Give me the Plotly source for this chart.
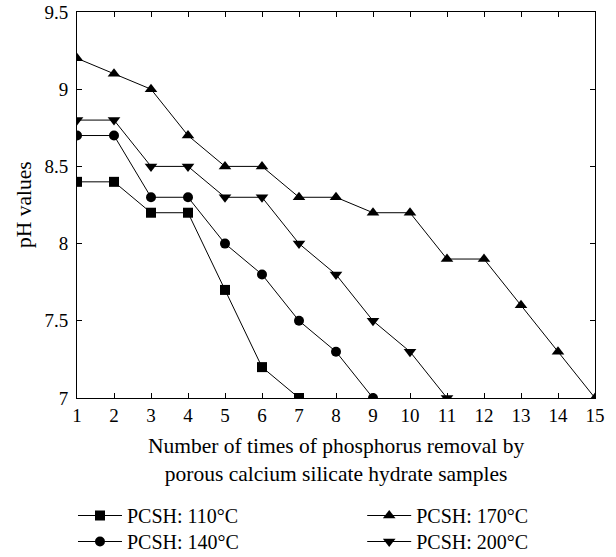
import plotly.graph_objects as go

x_110 = [1, 2, 3, 4, 5, 6, 7]
y_110 = [8.4, 8.4, 8.2, 8.2, 7.7, 7.2, 7.0]
x_140 = [1, 2, 3, 4, 5, 6, 7, 8, 9]
y_140 = [8.7, 8.7, 8.3, 8.3, 8.0, 7.8, 7.5, 7.3, 7.0]
x_170 = list(range(1, 16))
y_170 = [9.2, 9.1, 9.0, 8.7, 8.5, 8.5, 8.3, 8.3, 8.2, 8.2, 7.9, 7.9, 7.6, 7.3, 7.0]
x_200 = list(range(1, 12))
y_200 = [8.8, 8.8, 8.5, 8.5, 8.3, 8.3, 8.0, 7.8, 7.5, 7.3, 7.0]

names = ["PCSH: 110°C", "PCSH: 140°C", "PCSH: 170°C", "PCSH: 200°C"]
symbols = ["square", "circle", "triangle-up", "triangle-down"]
sizes = [10, 10, 11, 11]
legends = ["legend", "legend2", "legend3", "legend4"]
xs = [x_110, x_140, x_170, x_200]
ys = [y_110, y_140, y_170, y_200]

x_title = "Number of times of phosphorus removal by<br>porous calcium silicate hydrate samples"
y_title = "pH values"

FONT = "Liberation Serif, Times New Roman, serif"
TICK_FS = 19
TITLE_FS = 21.5
LEG_FS = 20
fig = go.Figure()
for x, y, n, s, sz, lg in zip(xs, ys, names, symbols, sizes, legends):
    fig.add_trace(go.Scatter(
        x=x, y=y, name=n, mode="lines+markers",
        line=dict(color="black", width=1),
        marker=dict(symbol=s, size=sz, color="black"),
        legend=lg, showlegend=True, cliponaxis=True,
    ))

axis_common = dict(
    showline=True, linecolor="black", linewidth=1, mirror="ticks",
    ticks="inside", ticklen=5, tickcolor="black", showgrid=False, zeroline=False,
    tickfont=dict(family=FONT, size=TICK_FS, color="black"),
)
fig.update_xaxes(range=[1, 15], dtick=1, tick0=1, **axis_common)
fig.update_yaxes(range=[7, 9.5], dtick=0.5, tick0=7, ticklabelstandoff=4, **axis_common)

fig.add_annotation(text=x_title, xref="paper", yref="paper", x=0.5, y=-(459.5 - 398) / 386,
                   xanchor="center", yanchor="middle", showarrow=False,
                   font=dict(family=FONT, size=TITLE_FS, color="black"))
fig.add_annotation(text=y_title, xref="paper", yref="paper", x=(24 - 77) / 518, y=0.5,
                   xanchor="center", yanchor="middle", showarrow=False, textangle=-90,
                   font=dict(family=FONT, size=TITLE_FS, color="black"))

legend_common = dict(font=dict(family=FONT, size=LEG_FS, color="black"), bgcolor="rgba(0,0,0,0)",
                     orientation="v", xanchor="left", yanchor="top", tracegroupgap=0,
                     itemwidth=44, xref="container", yref="container")
row1_y = 1 - 496 / 557
row2_y = 1 - 522 / 557
fig.update_layout(
    width=616, height=557,
    margin=dict(l=77, r=21, t=12, b=159, autoexpand=False),
    plot_bgcolor="white", paper_bgcolor="white",
    showlegend=True,
    font=dict(family=FONT, size=TICK_FS, color="black"),
    legend=dict(x=0.1185, y=row1_y, **legend_common),
    legend2=dict(x=0.1185, y=row2_y, **legend_common),
    legend3=dict(x=0.588, y=row1_y, **legend_common),
    legend4=dict(x=0.588, y=row2_y, **legend_common),
)
fig.write_html("out.html")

:: YOUR INSTRUCTIONS ::
Transcribe the listing in full and omit the pictures.

:: RESULT OF THE EXERCISE ::
Give me the Plotly source for this chart.
import plotly.graph_objects as go

x_110 = [1, 2, 3, 4, 5, 6, 7]
y_110 = [8.4, 8.4, 8.2, 8.2, 7.7, 7.2, 7.0]
x_140 = [1, 2, 3, 4, 5, 6, 7, 8, 9]
y_140 = [8.7, 8.7, 8.3, 8.3, 8.0, 7.8, 7.5, 7.3, 7.0]
x_170 = list(range(1, 16))
y_170 = [9.2, 9.1, 9.0, 8.7, 8.5, 8.5, 8.3, 8.3, 8.2, 8.2, 7.9, 7.9, 7.6, 7.3, 7.0]
x_200 = list(range(1, 12))
y_200 = [8.8, 8.8, 8.5, 8.5, 8.3, 8.3, 8.0, 7.8, 7.5, 7.3, 7.0]

names = ["PCSH: 110°C", "PCSH: 140°C", "PCSH: 170°C", "PCSH: 200°C"]
symbols = ["square", "circle", "triangle-up", "triangle-down"]
sizes = [10, 10, 11, 11]
legends = ["legend", "legend2", "legend3", "legend4"]
xs = [x_110, x_140, x_170, x_200]
ys = [y_110, y_140, y_170, y_200]

x_title = "Number of times of phosphorus removal by<br>porous calcium silicate hydrate samples"
y_title = "pH values"

FONT = "Liberation Serif, Times New Roman, serif"
TICK_FS = 19
TITLE_FS = 21.5
LEG_FS = 20
fig = go.Figure()
for x, y, n, s, sz, lg in zip(xs, ys, names, symbols, sizes, legends):
    fig.add_trace(go.Scatter(
        x=x, y=y, name=n, mode="lines+markers",
        line=dict(color="black", width=1),
        marker=dict(symbol=s, size=sz, color="black"),
        legend=lg, showlegend=True, cliponaxis=True,
    ))

axis_common = dict(
    showline=True, linecolor="black", linewidth=1, mirror="ticks",
    ticks="inside", ticklen=5, tickcolor="black", showgrid=False, zeroline=False,
    tickfont=dict(family=FONT, size=TICK_FS, color="black"),
)
fig.update_xaxes(range=[1, 15], dtick=1, tick0=1, **axis_common)
fig.update_yaxes(range=[7, 9.5], dtick=0.5, tick0=7, ticklabelstandoff=4, **axis_common)

fig.add_annotation(text=x_title, xref="paper", yref="paper", x=0.5, y=-(459.5 - 398) / 386,
                   xanchor="center", yanchor="middle", showarrow=False,
                   font=dict(family=FONT, size=TITLE_FS, color="black"))
fig.add_annotation(text=y_title, xref="paper", yref="paper", x=(24 - 77) / 518, y=0.5,
                   xanchor="center", yanchor="middle", showarrow=False, textangle=-90,
                   font=dict(family=FONT, size=TITLE_FS, color="black"))

legend_common = dict(font=dict(family=FONT, size=LEG_FS, color="black"), bgcolor="rgba(0,0,0,0)",
                     orientation="v", xanchor="left", yanchor="top", tracegroupgap=0,
                     itemwidth=44, xref="container", yref="container")
row1_y = 1 - 496 / 557
row2_y = 1 - 522 / 557
fig.update_layout(
    width=616, height=557,
    margin=dict(l=77, r=21, t=12, b=159, autoexpand=False),
    plot_bgcolor="white", paper_bgcolor="white",
    showlegend=True,
    font=dict(family=FONT, size=TICK_FS, color="black"),
    legend=dict(x=0.1185, y=row1_y, **legend_common),
    legend2=dict(x=0.1185, y=row2_y, **legend_common),
    legend3=dict(x=0.588, y=row1_y, **legend_common),
    legend4=dict(x=0.588, y=row2_y, **legend_common),
)
fig.write_html("out.html")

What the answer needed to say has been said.